Finally, if a trusted third party removes all identifying information accompanying a submission to provide anonymity or accepts submissions from anonymized networks, then the trusted party loses the ability to verify whether a participant submits multiple responses.

Cryptographic voting techniques offer a partial solution to this problem. 2 In such schemes, each survey consists of two steps. First, users authenticate themselves to a server and anonymously check out a single-use token, which carries no link to user identity. Second, users participate in the specified survey using their token. Such schemes provide good anonymity if users separate these steps with a reasonably long time lag—otherwise, there’s a clear time link between users and their data.

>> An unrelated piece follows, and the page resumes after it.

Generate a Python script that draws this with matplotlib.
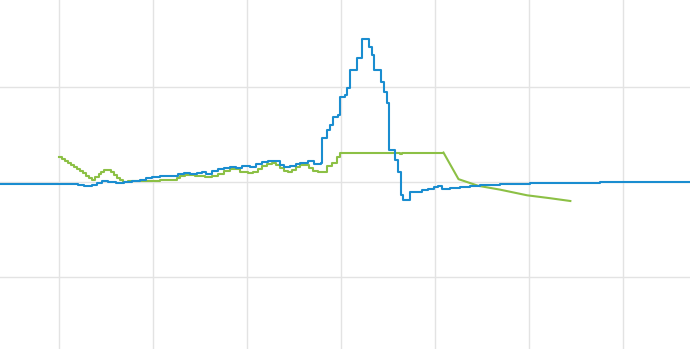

However, if users are required to separate the two steps by, say, one day, the survey’s ease of use is significantly hampered and becomes much less convenient than nonanonymous surveys or anonymous surveys employing a trusted third party. In addition, the extra steps required to authenticate for each survey might be onerous.

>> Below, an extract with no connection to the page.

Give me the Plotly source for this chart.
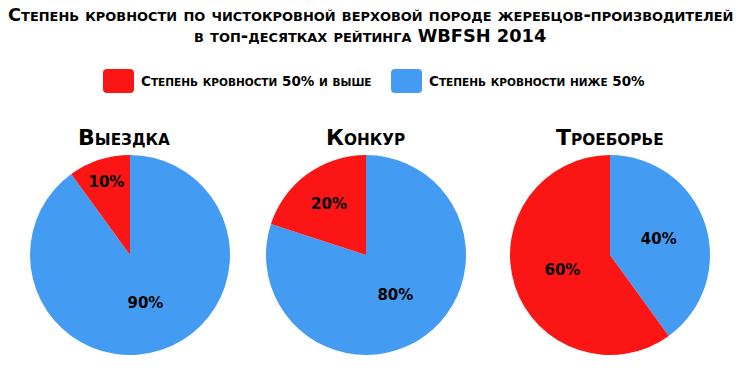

ANONIZE: Electronic Ad Hoc Surveys

We consider a general solution to the problem of anonymously collecting feedback from an authenticated group of individuals. In our ad hoc survey scheme, ANONIZE, anyone can select a group of individuals and create a survey that can be completed once by only those individuals. In addition, the survey initiator ca`n initiate this survey knowing only the identities (for instance, the email addresses) of the users in the ad hoc group; no further interaction between the survey initiator and the users is required. Our method provides essentially the same ease of use as traditional (nonanonymous) electronic surveys; thus, we expect user participation to increase, making the feedback more valuable.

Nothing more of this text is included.